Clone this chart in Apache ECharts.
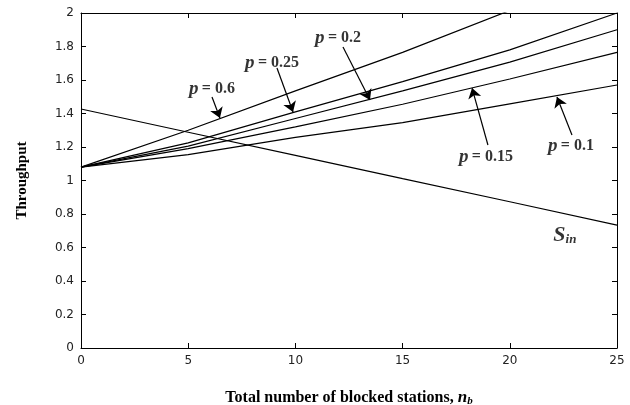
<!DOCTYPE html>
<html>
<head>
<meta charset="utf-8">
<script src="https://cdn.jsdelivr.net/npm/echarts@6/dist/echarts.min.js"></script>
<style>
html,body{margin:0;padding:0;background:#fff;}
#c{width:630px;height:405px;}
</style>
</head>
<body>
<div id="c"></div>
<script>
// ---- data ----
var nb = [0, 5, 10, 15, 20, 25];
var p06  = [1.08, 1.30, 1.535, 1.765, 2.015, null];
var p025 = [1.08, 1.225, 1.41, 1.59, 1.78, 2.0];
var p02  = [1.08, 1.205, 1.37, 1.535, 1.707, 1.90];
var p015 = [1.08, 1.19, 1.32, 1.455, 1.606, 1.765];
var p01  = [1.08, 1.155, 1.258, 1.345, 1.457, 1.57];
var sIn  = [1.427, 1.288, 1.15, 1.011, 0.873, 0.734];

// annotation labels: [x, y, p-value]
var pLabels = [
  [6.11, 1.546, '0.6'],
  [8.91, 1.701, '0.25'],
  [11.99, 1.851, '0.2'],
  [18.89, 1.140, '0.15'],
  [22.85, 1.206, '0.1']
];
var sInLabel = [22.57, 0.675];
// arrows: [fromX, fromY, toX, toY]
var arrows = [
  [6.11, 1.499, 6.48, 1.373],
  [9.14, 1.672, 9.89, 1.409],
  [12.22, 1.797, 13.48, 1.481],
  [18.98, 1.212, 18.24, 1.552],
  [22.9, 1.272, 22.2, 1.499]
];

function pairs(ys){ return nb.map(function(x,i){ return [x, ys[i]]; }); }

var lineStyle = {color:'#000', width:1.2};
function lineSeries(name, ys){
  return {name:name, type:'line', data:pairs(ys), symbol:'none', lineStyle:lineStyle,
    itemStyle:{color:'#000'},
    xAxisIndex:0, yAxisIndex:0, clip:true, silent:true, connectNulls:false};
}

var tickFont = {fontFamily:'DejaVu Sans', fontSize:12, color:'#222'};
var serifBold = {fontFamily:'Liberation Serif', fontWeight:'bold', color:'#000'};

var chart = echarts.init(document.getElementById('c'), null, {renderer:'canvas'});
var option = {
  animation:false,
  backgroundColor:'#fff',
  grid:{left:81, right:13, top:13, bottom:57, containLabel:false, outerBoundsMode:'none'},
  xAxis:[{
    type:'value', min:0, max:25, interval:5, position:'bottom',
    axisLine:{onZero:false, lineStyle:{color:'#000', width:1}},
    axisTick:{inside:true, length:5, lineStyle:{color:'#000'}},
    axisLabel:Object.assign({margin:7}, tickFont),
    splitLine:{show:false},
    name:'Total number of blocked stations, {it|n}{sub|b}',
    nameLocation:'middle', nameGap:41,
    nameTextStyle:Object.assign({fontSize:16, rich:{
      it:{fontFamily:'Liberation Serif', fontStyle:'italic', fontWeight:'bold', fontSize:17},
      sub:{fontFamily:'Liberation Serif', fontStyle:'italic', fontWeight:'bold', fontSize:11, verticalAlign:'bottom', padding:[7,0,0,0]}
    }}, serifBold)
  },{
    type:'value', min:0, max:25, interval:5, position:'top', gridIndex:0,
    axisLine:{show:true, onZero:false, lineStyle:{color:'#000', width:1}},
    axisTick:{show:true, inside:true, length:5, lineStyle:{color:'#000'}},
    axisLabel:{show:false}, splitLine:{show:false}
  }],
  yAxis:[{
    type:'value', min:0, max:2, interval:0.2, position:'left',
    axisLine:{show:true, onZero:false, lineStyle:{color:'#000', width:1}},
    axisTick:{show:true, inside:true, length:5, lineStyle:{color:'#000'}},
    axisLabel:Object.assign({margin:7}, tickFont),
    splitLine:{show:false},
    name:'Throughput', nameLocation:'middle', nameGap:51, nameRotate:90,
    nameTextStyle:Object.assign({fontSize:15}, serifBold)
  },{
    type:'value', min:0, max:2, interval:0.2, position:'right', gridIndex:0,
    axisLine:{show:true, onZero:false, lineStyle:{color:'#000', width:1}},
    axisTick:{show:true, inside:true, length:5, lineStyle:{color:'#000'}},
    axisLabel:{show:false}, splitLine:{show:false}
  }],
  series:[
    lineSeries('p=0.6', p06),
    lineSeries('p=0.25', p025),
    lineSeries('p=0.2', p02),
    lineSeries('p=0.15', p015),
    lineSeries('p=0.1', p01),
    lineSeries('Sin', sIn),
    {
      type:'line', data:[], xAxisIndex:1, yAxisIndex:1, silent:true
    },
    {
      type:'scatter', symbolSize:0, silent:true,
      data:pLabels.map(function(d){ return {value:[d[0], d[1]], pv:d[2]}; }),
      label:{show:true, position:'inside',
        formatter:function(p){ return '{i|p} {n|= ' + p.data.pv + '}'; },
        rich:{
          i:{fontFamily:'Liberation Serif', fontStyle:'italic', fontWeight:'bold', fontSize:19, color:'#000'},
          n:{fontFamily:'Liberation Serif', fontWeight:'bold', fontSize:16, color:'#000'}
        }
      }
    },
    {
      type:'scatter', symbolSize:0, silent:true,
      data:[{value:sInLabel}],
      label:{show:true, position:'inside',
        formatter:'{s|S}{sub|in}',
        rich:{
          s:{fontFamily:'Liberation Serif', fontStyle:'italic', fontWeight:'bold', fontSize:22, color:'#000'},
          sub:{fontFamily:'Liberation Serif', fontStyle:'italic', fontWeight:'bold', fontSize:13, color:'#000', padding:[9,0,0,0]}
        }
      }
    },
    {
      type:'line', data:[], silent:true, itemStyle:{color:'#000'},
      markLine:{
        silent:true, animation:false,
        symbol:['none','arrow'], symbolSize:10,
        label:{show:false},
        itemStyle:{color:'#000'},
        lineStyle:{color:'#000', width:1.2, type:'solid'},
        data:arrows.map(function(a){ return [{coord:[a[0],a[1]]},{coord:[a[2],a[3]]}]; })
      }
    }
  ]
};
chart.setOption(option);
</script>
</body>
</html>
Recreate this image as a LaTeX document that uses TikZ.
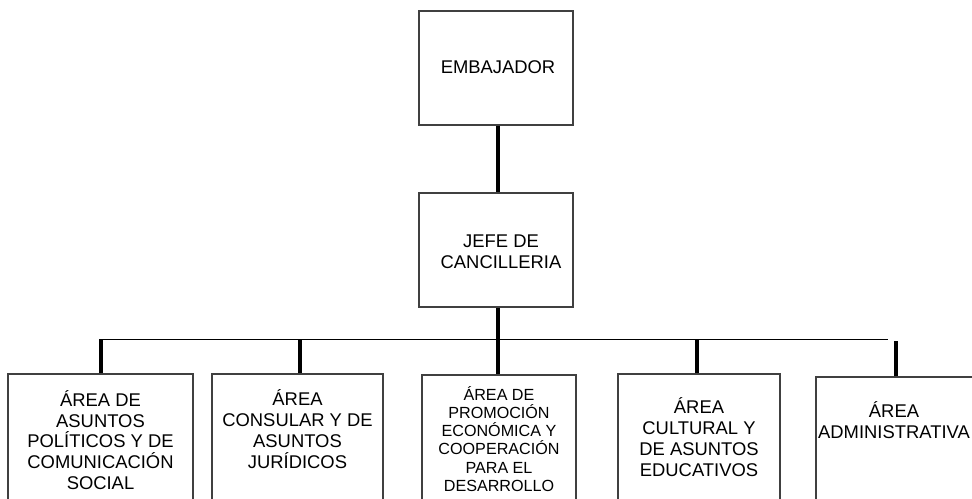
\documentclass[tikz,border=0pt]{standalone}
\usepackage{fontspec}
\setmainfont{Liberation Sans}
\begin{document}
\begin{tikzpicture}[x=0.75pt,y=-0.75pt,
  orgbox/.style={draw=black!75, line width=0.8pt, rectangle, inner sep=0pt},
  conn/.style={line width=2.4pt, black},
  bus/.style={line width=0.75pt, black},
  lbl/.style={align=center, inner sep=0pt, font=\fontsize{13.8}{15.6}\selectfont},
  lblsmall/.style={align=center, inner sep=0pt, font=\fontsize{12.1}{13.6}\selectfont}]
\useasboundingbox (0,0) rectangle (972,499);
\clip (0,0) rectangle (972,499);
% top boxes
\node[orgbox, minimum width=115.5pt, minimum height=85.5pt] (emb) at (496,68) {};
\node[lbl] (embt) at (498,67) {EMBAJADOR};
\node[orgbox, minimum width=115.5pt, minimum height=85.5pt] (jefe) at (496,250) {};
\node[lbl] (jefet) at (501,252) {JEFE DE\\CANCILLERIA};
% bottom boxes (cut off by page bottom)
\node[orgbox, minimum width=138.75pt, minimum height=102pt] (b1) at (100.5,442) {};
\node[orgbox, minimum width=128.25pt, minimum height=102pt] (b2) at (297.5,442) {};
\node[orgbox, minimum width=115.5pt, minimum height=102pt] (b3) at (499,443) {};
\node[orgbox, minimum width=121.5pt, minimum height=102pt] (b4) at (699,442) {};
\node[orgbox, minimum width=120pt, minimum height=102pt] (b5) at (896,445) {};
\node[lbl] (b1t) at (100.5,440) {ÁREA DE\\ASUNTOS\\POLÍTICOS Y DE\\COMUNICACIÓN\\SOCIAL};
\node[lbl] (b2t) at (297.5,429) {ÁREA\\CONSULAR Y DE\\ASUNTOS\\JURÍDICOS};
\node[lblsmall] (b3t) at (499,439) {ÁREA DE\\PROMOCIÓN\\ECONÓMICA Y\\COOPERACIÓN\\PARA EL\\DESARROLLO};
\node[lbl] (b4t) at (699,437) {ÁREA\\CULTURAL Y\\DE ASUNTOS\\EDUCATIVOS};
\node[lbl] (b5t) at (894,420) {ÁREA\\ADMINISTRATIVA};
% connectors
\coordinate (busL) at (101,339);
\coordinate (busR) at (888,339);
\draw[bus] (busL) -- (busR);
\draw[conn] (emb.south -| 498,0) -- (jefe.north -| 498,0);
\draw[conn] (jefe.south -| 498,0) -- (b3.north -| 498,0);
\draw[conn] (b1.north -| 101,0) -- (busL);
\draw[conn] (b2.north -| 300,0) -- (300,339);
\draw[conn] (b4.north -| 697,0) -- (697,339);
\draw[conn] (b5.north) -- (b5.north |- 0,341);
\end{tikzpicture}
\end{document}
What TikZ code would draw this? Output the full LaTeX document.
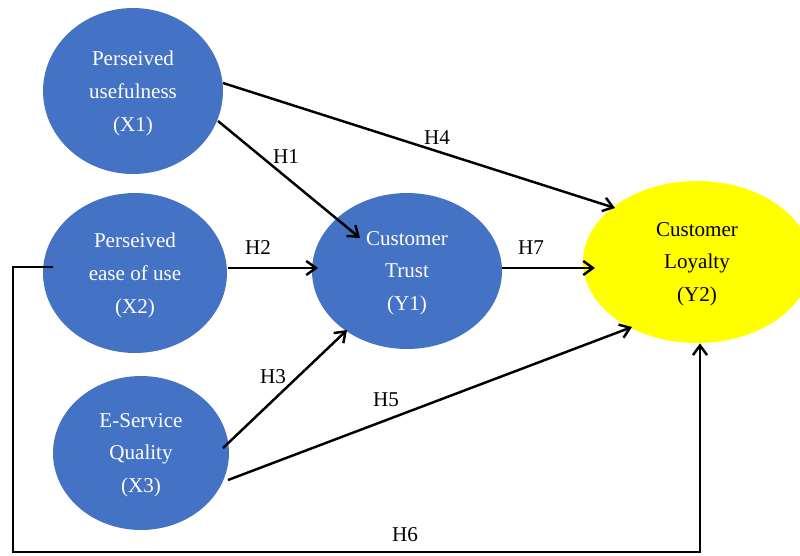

_ _ _

Exactly restate the lines from the beginning of the data through the line with "1.011, 0.873, 0.734];", and no others, keeping pictures out.

OUTPUT FOR THIS EXERCISE -
Clone this chart in Apache ECharts.
<!DOCTYPE html>
<html>
<head>
<meta charset="utf-8">
<script src="https://cdn.jsdelivr.net/npm/echarts@6/dist/echarts.min.js"></script>
<style>
html,body{margin:0;padding:0;background:#fff;}
#c{width:630px;height:405px;}
</style>
</head>
<body>
<div id="c"></div>
<script>
// ---- data ----
var nb = [0, 5, 10, 15, 20, 25];
var p06  = [1.08, 1.30, 1.535, 1.765, 2.015, null];
var p025 = [1.08, 1.225, 1.41, 1.59, 1.78, 2.0];
var p02  = [1.08, 1.205, 1.37, 1.535, 1.707, 1.90];
var p015 = [1.08, 1.19, 1.32, 1.455, 1.606, 1.765];
var p01  = [1.08, 1.155, 1.258, 1.345, 1.457, 1.57];
var sIn  = [1.427, 1.288, 1.15, 1.011, 0.873, 0.734];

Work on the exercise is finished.